Die Proteste waren über Nacht weiter friedlich verlaufen, während sich die Polizei zurückhielt, um Konfrontationen wie in der Nacht auf Montag zu verhindern. Heftiger Regen dünnte die Scharen etwas aus. Tausende blockierten aber am Morgen weiter wichtige Straßen in mehreren Stadtteilen. Das große Feuerwerk zum Nationaltag, den die sieben Millionen Hongkonger mit zwei arbeitsfreien Tagen begehen, wurde abgesagt.

Radikale Zensur und Hacker-Attacken
Die chinesische Zensur unternahm weiter große Anstrengungen, um die Verbreitung von Nachrichten aus Hongkong in der Volksrepublik zu unterbinden. Der Satellitenempfang des amerikanischen Senders CNN und der britischen BBC wurde gestört, wenn Berichte zu Hongkong kamen. Erstmals wurde am Mittwoch auch die Webseite der englischsprachigen Hongkonger Zeitung "South China Morning Post" geblockt. In Chinas sozialen Medien werden massenhaft Kommentare zu Hongkong gelöscht. Twitter, Facebook oder YouTube sind in China ohnehin immer gesperrt.

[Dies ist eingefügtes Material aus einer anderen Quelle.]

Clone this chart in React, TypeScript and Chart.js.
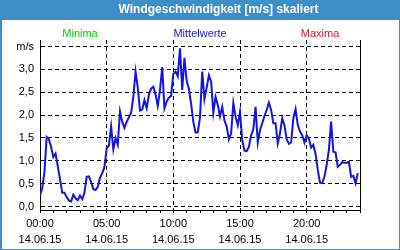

Zudem werden Experten zufolge die Mobiltelefone der Demonstranten in Hongkong offenbar gezielt mit einer Schadsoftware aus China angegriffen. Das Sicherheitsunternehmen Lacoon Mobile Security berichtete am Dienstag von einem Trojaner mit dem Namen "Xsser", der gegen Handys und Tablet-Computer mit dem Apple-Betriebssystem iOS gerichtet sei. Die Angreifer seien mit dem Programm in der Lage, Daten wie SMS, Fotos und Passwörter zu stehlen.